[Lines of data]
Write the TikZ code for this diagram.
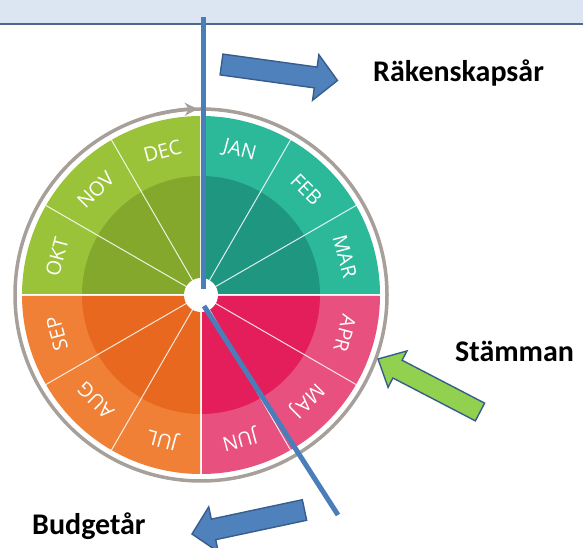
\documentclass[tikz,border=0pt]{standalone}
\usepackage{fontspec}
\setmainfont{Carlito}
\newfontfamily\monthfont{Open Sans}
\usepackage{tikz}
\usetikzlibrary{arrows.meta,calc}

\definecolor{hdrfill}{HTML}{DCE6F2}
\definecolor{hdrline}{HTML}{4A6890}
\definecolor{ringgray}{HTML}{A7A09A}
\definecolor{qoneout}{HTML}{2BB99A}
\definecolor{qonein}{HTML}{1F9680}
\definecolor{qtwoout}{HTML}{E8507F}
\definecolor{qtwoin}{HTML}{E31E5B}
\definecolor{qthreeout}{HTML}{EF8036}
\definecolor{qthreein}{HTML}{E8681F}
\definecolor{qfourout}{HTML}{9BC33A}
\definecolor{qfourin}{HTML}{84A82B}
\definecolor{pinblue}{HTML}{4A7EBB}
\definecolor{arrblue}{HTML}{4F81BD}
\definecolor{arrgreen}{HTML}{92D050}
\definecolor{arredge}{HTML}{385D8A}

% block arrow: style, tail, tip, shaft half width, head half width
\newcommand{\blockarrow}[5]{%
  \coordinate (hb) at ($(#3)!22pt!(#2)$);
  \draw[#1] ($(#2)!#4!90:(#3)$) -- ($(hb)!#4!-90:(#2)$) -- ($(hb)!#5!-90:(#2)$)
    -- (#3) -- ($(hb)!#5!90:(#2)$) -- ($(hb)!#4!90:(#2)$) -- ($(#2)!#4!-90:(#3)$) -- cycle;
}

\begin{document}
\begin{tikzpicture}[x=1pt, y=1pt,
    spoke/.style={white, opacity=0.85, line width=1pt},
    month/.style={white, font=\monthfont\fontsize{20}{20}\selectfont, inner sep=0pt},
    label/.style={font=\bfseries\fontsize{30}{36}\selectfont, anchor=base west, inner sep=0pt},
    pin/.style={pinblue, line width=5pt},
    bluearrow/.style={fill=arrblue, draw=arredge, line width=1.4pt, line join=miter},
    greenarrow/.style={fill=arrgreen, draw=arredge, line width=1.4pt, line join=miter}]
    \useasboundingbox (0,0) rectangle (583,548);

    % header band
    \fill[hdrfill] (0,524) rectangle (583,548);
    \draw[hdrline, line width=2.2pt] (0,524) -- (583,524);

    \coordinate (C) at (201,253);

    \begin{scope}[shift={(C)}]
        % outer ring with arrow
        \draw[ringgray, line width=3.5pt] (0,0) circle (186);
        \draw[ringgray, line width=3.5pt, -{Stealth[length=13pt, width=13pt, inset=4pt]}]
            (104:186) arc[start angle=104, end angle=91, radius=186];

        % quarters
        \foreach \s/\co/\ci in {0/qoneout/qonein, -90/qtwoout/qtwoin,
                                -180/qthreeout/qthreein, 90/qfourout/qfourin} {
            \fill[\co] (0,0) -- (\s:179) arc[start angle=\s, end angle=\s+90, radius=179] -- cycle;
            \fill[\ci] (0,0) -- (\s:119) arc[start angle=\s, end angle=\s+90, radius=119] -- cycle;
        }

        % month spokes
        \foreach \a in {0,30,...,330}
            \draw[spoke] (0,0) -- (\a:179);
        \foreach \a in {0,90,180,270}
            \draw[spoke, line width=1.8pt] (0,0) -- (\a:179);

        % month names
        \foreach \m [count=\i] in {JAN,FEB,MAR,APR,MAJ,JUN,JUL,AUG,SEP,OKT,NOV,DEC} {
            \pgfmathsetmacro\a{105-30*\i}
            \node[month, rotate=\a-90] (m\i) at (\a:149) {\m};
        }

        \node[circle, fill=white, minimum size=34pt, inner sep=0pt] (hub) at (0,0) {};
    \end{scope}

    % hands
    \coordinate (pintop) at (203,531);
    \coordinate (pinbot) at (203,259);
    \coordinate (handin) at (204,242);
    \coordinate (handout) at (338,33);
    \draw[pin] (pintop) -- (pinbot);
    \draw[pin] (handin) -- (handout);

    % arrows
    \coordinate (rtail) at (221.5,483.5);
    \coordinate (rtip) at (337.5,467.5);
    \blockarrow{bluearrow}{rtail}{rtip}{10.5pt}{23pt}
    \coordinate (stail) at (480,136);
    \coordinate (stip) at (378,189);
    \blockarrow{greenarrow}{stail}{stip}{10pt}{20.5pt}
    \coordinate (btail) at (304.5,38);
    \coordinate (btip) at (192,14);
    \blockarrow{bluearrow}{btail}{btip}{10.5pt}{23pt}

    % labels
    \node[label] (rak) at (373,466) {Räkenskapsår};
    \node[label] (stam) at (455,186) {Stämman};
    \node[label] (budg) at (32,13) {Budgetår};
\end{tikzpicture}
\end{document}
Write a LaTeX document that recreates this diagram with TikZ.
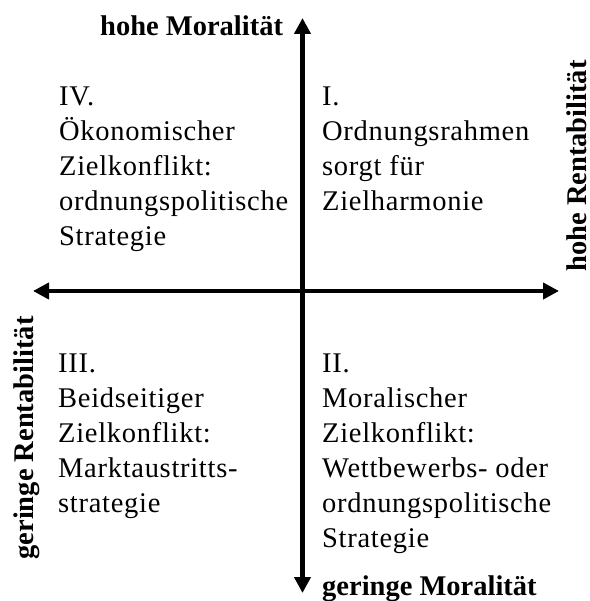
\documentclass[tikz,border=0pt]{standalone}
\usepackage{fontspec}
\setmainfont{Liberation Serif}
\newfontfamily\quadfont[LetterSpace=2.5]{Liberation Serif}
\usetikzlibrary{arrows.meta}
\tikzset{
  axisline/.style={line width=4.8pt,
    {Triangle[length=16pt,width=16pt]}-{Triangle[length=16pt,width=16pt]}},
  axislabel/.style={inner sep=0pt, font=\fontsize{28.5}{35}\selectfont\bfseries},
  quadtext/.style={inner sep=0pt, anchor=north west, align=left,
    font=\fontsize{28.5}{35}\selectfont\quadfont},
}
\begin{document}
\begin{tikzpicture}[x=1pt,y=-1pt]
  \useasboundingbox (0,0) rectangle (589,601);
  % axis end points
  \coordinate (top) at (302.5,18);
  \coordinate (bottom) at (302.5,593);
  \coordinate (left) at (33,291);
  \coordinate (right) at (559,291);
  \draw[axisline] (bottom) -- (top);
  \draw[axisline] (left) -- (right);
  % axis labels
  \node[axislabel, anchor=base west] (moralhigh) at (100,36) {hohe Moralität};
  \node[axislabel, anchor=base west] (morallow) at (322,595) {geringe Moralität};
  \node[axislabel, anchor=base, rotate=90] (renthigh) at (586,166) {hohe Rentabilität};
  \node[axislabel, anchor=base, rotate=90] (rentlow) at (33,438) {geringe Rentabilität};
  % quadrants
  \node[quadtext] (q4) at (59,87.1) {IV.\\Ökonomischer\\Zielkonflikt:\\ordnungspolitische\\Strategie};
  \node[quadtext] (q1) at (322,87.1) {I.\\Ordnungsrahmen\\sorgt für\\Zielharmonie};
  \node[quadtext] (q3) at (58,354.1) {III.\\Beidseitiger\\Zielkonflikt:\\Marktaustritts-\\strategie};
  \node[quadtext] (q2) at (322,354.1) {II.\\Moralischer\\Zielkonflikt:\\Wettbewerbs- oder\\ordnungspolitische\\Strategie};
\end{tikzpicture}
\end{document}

Your task: Return only the lines from the start of the data through the line that contains "(C) at (201,253);", please, copying them exactly and omitting all pictures.

Written reply:
Write the TikZ code for this diagram.
\documentclass[tikz,border=0pt]{standalone}
\usepackage{fontspec}
\setmainfont{Carlito}
\newfontfamily\monthfont{Open Sans}
\usepackage{tikz}
\usetikzlibrary{arrows.meta,calc}

\definecolor{hdrfill}{HTML}{DCE6F2}
\definecolor{hdrline}{HTML}{4A6890}
\definecolor{ringgray}{HTML}{A7A09A}
\definecolor{qoneout}{HTML}{2BB99A}
\definecolor{qonein}{HTML}{1F9680}
\definecolor{qtwoout}{HTML}{E8507F}
\definecolor{qtwoin}{HTML}{E31E5B}
\definecolor{qthreeout}{HTML}{EF8036}
\definecolor{qthreein}{HTML}{E8681F}
\definecolor{qfourout}{HTML}{9BC33A}
\definecolor{qfourin}{HTML}{84A82B}
\definecolor{pinblue}{HTML}{4A7EBB}
\definecolor{arrblue}{HTML}{4F81BD}
\definecolor{arrgreen}{HTML}{92D050}
\definecolor{arredge}{HTML}{385D8A}

% block arrow: style, tail, tip, shaft half width, head half width
\newcommand{\blockarrow}[5]{%
  \coordinate (hb) at ($(#3)!22pt!(#2)$);
  \draw[#1] ($(#2)!#4!90:(#3)$) -- ($(hb)!#4!-90:(#2)$) -- ($(hb)!#5!-90:(#2)$)
    -- (#3) -- ($(hb)!#5!90:(#2)$) -- ($(hb)!#4!90:(#2)$) -- ($(#2)!#4!-90:(#3)$) -- cycle;
}

\begin{document}
\begin{tikzpicture}[x=1pt, y=1pt,
    spoke/.style={white, opacity=0.85, line width=1pt},
    month/.style={white, font=\monthfont\fontsize{20}{20}\selectfont, inner sep=0pt},
    label/.style={font=\bfseries\fontsize{30}{36}\selectfont, anchor=base west, inner sep=0pt},
    pin/.style={pinblue, line width=5pt},
    bluearrow/.style={fill=arrblue, draw=arredge, line width=1.4pt, line join=miter},
    greenarrow/.style={fill=arrgreen, draw=arredge, line width=1.4pt, line join=miter}]
    \useasboundingbox (0,0) rectangle (583,548);

    % header band
    \fill[hdrfill] (0,524) rectangle (583,548);
    \draw[hdrline, line width=2.2pt] (0,524) -- (583,524);

    \coordinate (C) at (201,253);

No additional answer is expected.